Examples of stochastic matrices that are also unitary? In general there is no relationship between stochastic matrices and unitary matrices because they are used in different fields.

The stochastic matrix presents all the non-negative elements with sum on each row (or column) equal to 1.
The unitary matrix, if real, presents inverse and transposed equal to each other.

Is a unit matrix (or identity matrix) an example of stochastic & unitary matrix at same time ?
 A: The only matrices that are both stochastic and unitary are permutation matrices (i.e. those with one $1$ in each row and in each column).
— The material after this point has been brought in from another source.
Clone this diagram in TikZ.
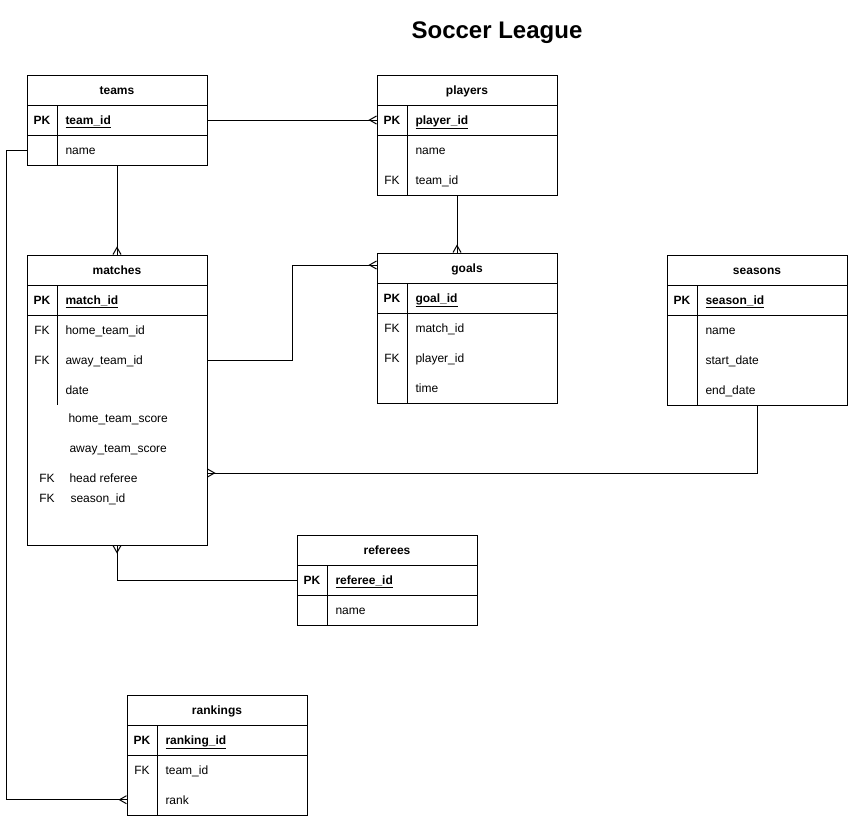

Let the rows be vectors $a_i$ with entries $a_{ij}$. Firstly, note that to be unitary we need $a_i^{\dagger}a_i = 1$; to be stochastic, $1^{\dagger}a_i = 1$, where $1 = (1,1,\dotsc,1)$, and we also need $a_{ij}>0$. It follows that $0 \leq a_{ij} \leq 1 $, since each summand in a sum of positive numbers is smaller than the sum. Of course this condition also means that $a_i^{\dagger}=a_i^T$. By subtracting, we find
$$ (1-a_i)^Ta_i = 0. $$
But this is the same as
$$ \sum_j (1-a_{ij})a_{ij} = 0, $$
and since $0 \leq a_{ij} \leq 1 $, every term in this sum is nonnegative. Hence every term is zero, so $a_{ij}$ is either $0$ or $1$. There can then only be exactly one nonzero entry in $a_i$ since $\sum_j a_{ij} = 1$. Since $a_i^T a_j = 0$ for orthogonality, we also find that each column can only have one nonzero term in it (if there were more, the corresponding vectors would not be orthogonal). Hence the matrix is as stated, with one $1$ in each row and in each column. It is easy to check that every such matrix is both stochastic and unitary.
(We also see therefore that every stochastic unitary matrix is actually doubly stochastic.)